Slattery is also the chief executive officer of a financial business, but it was her contribution to the field of sport that won her a gong last night after she was named AFL mother of the year.

"It is a very busy family but Mum manages to somehow keep up with all of us," Bomber Henry, a fourth-year agricultural science student, hand-wrote on the nomination form he submitted to the AFL Players' Association.

It was an understatement.

The Adelaide-residing matriarch of the Slattery clan works many business commitments around the AFL fixture and has missed just three of her son's senior games. She travels regularly to Queensland to see James — 25, and on a scholarship to study a medicine degree — play with QAFL side Labrador, and Christopher, 27, a qualified physiotherapist as well as a postgraduate medical student.

Charles, 24, works for one of Australia's largest legal firms, DLA Phillips Fox, in Melbourne, but returns to Adelaide each week to play for SANFL side Central Districts.

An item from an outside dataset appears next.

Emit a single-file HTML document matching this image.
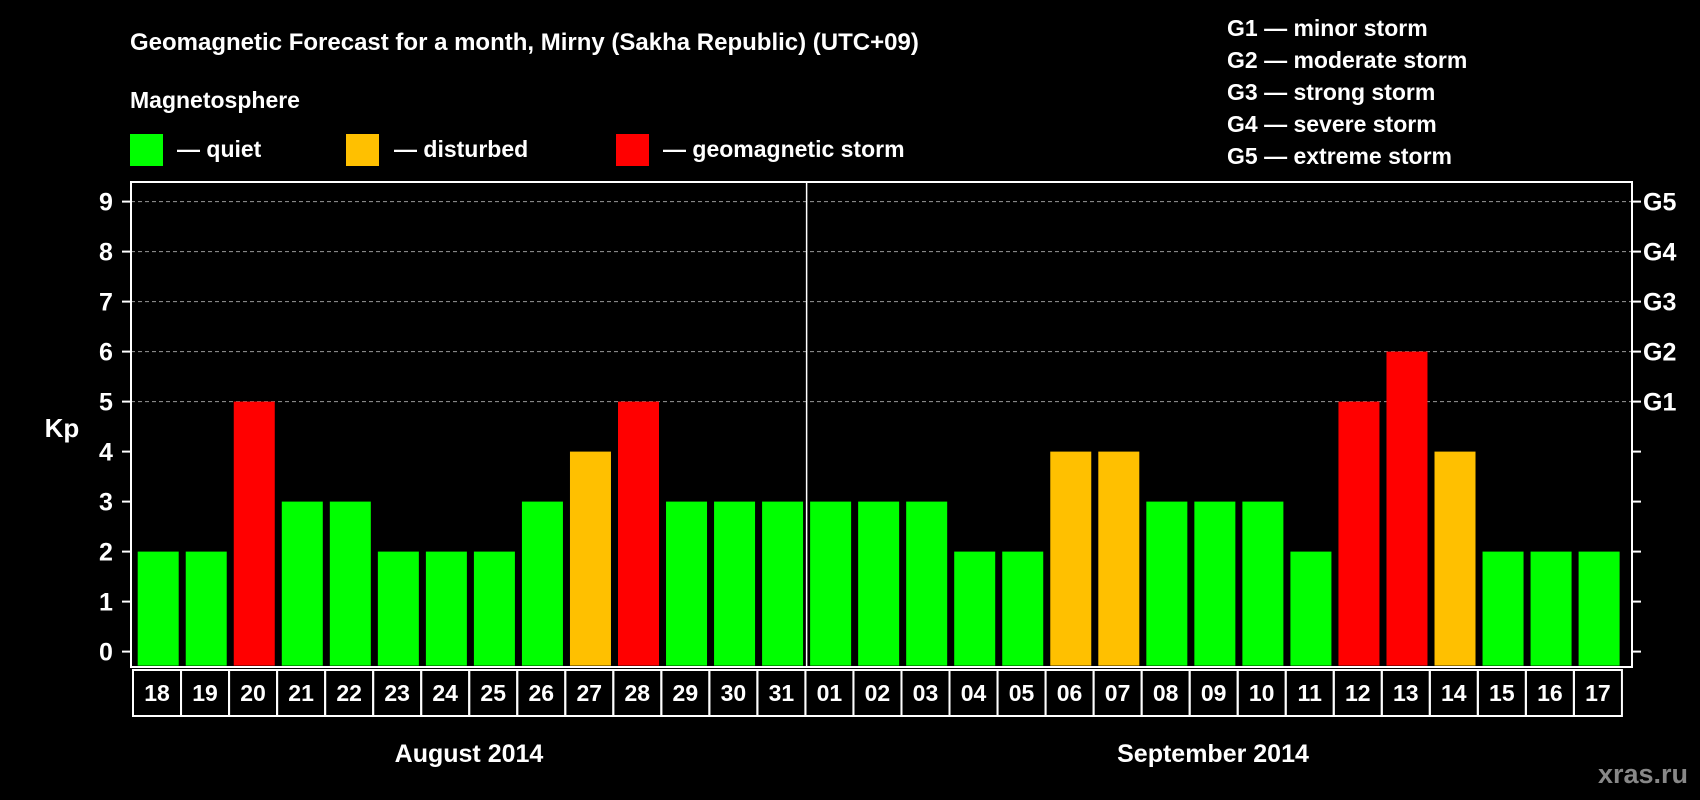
<!DOCTYPE html>
<html><head><meta charset="utf-8"><style>
html,body{margin:0;padding:0;background:#000;}
svg{display:block;font-family:"Liberation Sans",Arial,sans-serif;font-weight:bold;}
</style></head><body>
<svg id="chart" width="1700" height="800" viewBox="0 0 1700 800">
<rect width="1700" height="800" fill="#000"/>
<text x="130" y="50" fill="#fff" font-size="24">Geomagnetic Forecast for a month, Mirny (Sakha Republic) (UTC+09)</text>
<text x="130" y="108" fill="#fff" font-size="23">Magnetosphere</text>
<g><rect x="130" y="134" width="33" height="32" fill="#00ff00"/><text x="177" y="157" fill="#fff" font-size="23">— quiet</text></g>
<g><rect x="346" y="134" width="33" height="32" fill="#ffc000"/><text x="394" y="157" fill="#fff" font-size="23">— disturbed</text></g>
<g><rect x="616" y="134" width="33" height="32" fill="#ff0000"/><text x="663" y="157" fill="#fff" font-size="23">— geomagnetic storm</text></g>
<g fill="#fff" font-size="23">
<text x="1227" y="36">G1 — minor storm</text>
<text x="1227" y="68">G2 — moderate storm</text>
<text x="1227" y="100">G3 — strong storm</text>
<text x="1227" y="132">G4 — severe storm</text>
<text x="1227" y="164">G5 — extreme storm</text>
</g>
<text x="62" y="437" fill="#fff" font-size="26" text-anchor="middle">Kp</text>
<text x="469" y="762" fill="#fff" font-size="25" text-anchor="middle">August 2014</text>
<text x="1213" y="762" fill="#fff" font-size="25" text-anchor="middle">September 2014</text>
<text x="1688" y="783" fill="#888" font-size="27" text-anchor="end">xras.ru</text>
<g id="plot"></g>
</svg>
<script>
const days = ["18","19","20","21","22","23","24","25","26","27","28","29","30","31","01","02","03","04","05","06","07","08","09","10","11","12","13","14","15","16","17"];
const kp = [2,2,5,3,3,2,2,2,3,4,5,3,3,3,3,3,3,2,2,4,4,3,3,3,2,5,6,4,2,2,2];
const yTicks = ["0","1","2","3","4","5","6","7","8","9"];
const gLabels = ["G1","G2","G3","G4","G5"];
const monthSplitIndex = 14;

const NS = "http://www.w3.org/2000/svg";
const g = document.getElementById("plot");
const L = 131, R = 1632, T = 182, B = 667;
const x0 = 137.7, pitch = 48.03, bw = 41;
function y(v){ return 651.6 - 50 * v; }
function x(i){ return x0 + i * pitch; }
function mk(tag, attrs){ const e = document.createElementNS(NS, tag); for (const k in attrs) e.setAttribute(k, attrs[k]); g.appendChild(e); return e; }

// gridlines 5..9
for (let v = 5; v <= 9; v++) {
  const l = mk("line", {x1: L, x2: R, y1: y(v), y2: y(v), stroke: "#999", "stroke-width": 1, "stroke-dasharray": "4,3"});
  
  
}
// bars
kp.forEach((v, i) => {
  const c = v >= 5 ? "#ff0000" : (v >= 4 ? "#ffc000" : "#00ff00");
  const r = mk("rect", {x: x(i), y: y(v), width: bw, height: y(0) - y(v) + 14, fill: c});
  
  
});
// frame
const fr = mk("rect", {x: L, y: T, width: R - L, height: B - T, fill: "none", stroke: "#fff", "stroke-width": 2});


// divider
const dx = x(monthSplitIndex) - 3.5;
const dv = mk("line", {x1: dx, x2: dx, y1: T, y2: B, stroke: "#fff", "stroke-width": 1.5});


// y ticks
yTicks.forEach((t, i) => {
  const v = +t;
  mk("line", {x1: L - 9, x2: L, y1: y(v), y2: y(v), stroke: "#fff", "stroke-width": 2});
  mk("line", {x1: R, x2: R + 9, y1: y(v), y2: y(v), stroke: "#fff", "stroke-width": 2});
  const tx = mk("text", {x: 106, y: y(v) + 9, fill: "#fff", "font-size": 25, "text-anchor": "middle"});
  tx.textContent = t;
  
  
});
gLabels.forEach((t, i) => {
  const tx = mk("text", {x: 1643, y: y(i + 5) + 9, fill: "#fff", "font-size": 25});
  tx.textContent = t;
  
  
});
// day label cells
const cy = 670, ch = 46;
days.forEach((d, i) => {
  const cx = 133 + i * 48.03;
  const r = mk("rect", {x: cx, y: cy, width: 48.03, height: ch, fill: "none", stroke: "#fff", "stroke-width": 2});
  
  
  const tx = mk("text", {x: cx + 24, y: cy + 31, fill: "#fff", "font-size": 23, "text-anchor": "middle"});
  tx.textContent = d;
  
  
});
</script>
</body></html>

When Essendon travels across the border, coaches and players always receive an invitation to the Slattery household. As many as 35 are expected before next Friday night's game against Adelaide.

Being a mother of an AFL player, Andrea says, is an ever-changing role. Early days, when she was a voluntary junior AFL development co-ordinator, she acted as a teacher and helper.

Now that Henry's football home is elsewhere, it as a "strange role where you've got to stand back a bit". "The role I have now is really as a friend," she said. "You can't really do much else. My role is mainly just to be there."